● **WHAT YOU HAVE TO DO**: Exactly the lines from the line holding "Generate a web" to the line holding "Chart.defaults.color = '#000';", both lines included, are to be echoed; pictures are not.
<<<<
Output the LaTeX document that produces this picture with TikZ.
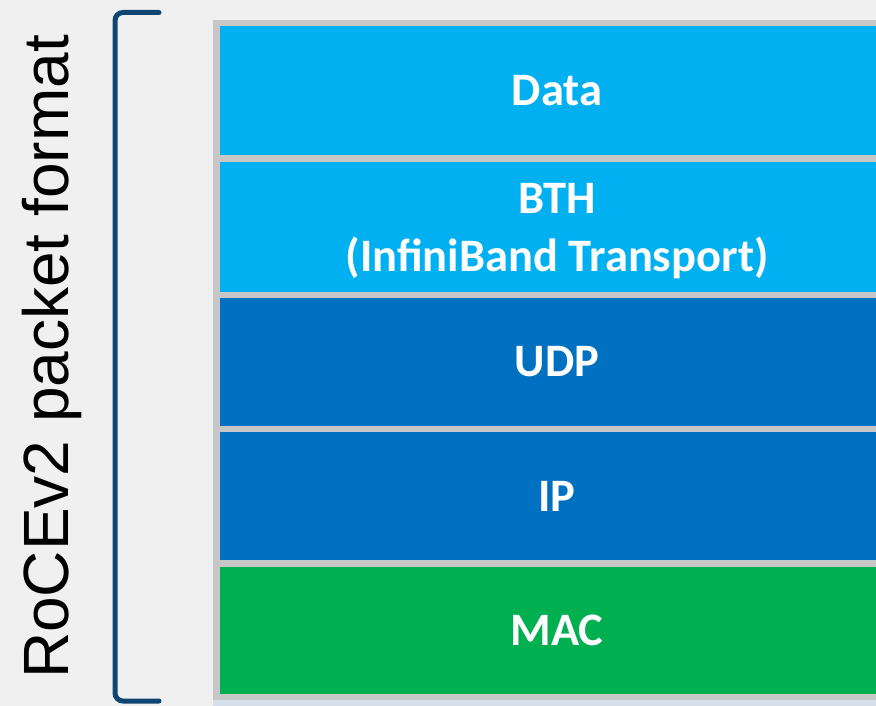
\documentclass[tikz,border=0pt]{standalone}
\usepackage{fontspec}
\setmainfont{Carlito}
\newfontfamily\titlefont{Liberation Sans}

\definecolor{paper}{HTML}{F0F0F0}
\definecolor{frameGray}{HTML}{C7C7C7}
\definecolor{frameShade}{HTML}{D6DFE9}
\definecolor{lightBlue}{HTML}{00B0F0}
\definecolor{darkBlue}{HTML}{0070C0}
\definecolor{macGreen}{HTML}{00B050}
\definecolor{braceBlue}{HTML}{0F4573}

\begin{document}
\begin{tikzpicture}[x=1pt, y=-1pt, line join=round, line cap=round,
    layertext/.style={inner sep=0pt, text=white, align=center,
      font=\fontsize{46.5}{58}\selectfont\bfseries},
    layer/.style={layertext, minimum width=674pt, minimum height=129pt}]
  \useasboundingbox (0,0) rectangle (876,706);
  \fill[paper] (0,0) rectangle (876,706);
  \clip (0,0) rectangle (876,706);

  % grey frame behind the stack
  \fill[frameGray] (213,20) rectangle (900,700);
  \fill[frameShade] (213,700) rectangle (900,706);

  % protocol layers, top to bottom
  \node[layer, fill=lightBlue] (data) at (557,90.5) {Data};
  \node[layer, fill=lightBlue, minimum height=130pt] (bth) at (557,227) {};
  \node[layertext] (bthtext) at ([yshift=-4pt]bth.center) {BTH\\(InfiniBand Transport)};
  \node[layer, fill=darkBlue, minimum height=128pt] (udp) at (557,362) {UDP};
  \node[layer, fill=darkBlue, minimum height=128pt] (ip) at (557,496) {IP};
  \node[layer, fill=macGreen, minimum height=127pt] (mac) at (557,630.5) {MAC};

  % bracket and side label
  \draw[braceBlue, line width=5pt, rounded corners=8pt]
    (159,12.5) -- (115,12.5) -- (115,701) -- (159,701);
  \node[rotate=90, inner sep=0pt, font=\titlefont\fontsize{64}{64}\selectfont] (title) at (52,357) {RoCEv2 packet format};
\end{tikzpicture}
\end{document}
>>>>
<<<<
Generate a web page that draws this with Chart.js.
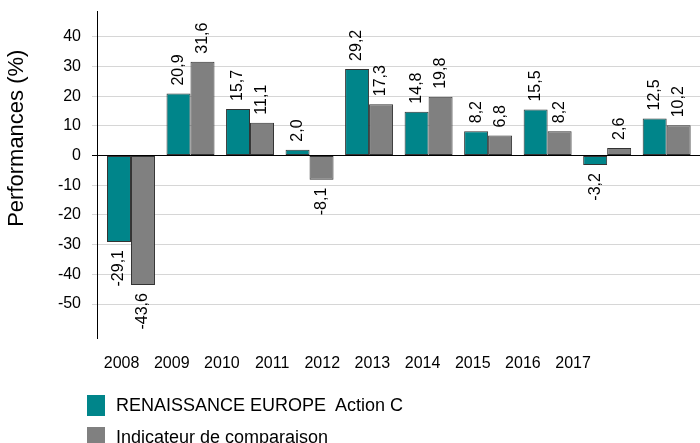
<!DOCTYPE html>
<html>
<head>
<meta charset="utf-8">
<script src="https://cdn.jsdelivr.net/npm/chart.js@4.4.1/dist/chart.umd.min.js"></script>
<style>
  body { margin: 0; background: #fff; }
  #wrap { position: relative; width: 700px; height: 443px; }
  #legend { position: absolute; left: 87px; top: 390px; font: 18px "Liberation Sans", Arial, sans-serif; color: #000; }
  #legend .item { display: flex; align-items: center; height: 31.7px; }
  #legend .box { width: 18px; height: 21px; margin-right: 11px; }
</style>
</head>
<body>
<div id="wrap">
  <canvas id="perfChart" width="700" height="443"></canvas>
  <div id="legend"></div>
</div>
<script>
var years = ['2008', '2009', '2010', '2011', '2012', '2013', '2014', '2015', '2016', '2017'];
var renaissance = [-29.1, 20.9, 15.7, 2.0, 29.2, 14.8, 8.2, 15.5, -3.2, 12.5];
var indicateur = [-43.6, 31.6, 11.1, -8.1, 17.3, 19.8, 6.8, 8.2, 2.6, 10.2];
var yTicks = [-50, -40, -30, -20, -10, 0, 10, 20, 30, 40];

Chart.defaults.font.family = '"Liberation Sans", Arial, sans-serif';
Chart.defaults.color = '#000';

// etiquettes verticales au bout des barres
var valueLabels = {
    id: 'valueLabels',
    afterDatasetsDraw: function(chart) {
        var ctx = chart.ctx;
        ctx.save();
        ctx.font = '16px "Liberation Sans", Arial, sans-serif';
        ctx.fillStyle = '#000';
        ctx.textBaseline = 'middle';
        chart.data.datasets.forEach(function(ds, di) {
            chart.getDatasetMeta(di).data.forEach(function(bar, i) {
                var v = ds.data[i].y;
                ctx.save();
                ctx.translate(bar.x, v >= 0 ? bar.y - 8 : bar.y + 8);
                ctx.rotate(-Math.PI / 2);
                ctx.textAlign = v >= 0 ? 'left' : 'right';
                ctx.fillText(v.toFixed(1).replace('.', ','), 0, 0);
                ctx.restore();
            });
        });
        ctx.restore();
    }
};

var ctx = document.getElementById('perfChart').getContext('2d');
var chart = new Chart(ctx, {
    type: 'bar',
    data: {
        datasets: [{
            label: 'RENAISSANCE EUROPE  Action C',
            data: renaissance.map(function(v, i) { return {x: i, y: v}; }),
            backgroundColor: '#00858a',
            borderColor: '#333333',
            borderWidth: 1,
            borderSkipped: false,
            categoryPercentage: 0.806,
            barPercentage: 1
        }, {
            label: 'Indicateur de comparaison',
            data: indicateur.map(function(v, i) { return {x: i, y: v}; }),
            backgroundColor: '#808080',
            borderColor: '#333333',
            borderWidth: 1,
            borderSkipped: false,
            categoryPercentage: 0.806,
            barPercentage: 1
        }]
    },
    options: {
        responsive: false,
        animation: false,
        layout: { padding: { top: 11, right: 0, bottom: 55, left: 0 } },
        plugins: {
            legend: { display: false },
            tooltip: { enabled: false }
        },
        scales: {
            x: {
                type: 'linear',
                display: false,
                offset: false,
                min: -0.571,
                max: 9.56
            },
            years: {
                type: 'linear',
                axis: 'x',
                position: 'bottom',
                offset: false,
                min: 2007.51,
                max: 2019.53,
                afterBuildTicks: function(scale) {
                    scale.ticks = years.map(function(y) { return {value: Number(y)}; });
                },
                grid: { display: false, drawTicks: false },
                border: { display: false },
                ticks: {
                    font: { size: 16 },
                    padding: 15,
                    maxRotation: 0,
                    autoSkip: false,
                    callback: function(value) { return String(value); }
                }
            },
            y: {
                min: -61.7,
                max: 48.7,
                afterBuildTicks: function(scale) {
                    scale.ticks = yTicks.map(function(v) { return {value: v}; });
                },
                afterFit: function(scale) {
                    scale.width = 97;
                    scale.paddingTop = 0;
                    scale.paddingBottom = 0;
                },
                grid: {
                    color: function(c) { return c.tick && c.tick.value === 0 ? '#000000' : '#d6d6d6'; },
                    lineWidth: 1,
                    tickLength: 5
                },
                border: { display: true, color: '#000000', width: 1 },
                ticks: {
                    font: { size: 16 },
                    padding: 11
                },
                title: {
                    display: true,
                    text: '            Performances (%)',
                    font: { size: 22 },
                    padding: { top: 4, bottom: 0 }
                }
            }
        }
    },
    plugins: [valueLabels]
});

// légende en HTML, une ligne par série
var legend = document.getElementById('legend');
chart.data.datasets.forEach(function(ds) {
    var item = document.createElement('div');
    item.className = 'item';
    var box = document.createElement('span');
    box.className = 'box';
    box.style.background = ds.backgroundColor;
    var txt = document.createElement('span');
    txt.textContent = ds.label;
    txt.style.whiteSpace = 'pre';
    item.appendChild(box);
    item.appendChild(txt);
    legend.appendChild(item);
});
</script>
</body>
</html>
>>>>
● **EXERCISE SOLUTION**:
Generate a web page that draws this with Chart.js.
<!DOCTYPE html>
<html>
<head>
<meta charset="utf-8">
<script src="https://cdn.jsdelivr.net/npm/chart.js@4.4.1/dist/chart.umd.min.js"></script>
<style>
  body { margin: 0; background: #fff; }
  #wrap { position: relative; width: 700px; height: 443px; }
  #legend { position: absolute; left: 87px; top: 390px; font: 18px "Liberation Sans", Arial, sans-serif; color: #000; }
  #legend .item { display: flex; align-items: center; height: 31.7px; }
  #legend .box { width: 18px; height: 21px; margin-right: 11px; }
</style>
</head>
<body>
<div id="wrap">
  <canvas id="perfChart" width="700" height="443"></canvas>
  <div id="legend"></div>
</div>
<script>
var years = ['2008', '2009', '2010', '2011', '2012', '2013', '2014', '2015', '2016', '2017'];
var renaissance = [-29.1, 20.9, 15.7, 2.0, 29.2, 14.8, 8.2, 15.5, -3.2, 12.5];
var indicateur = [-43.6, 31.6, 11.1, -8.1, 17.3, 19.8, 6.8, 8.2, 2.6, 10.2];
var yTicks = [-50, -40, -30, -20, -10, 0, 10, 20, 30, 40];

Chart.defaults.font.family = '"Liberation Sans", Arial, sans-serif';
Chart.defaults.color = '#000';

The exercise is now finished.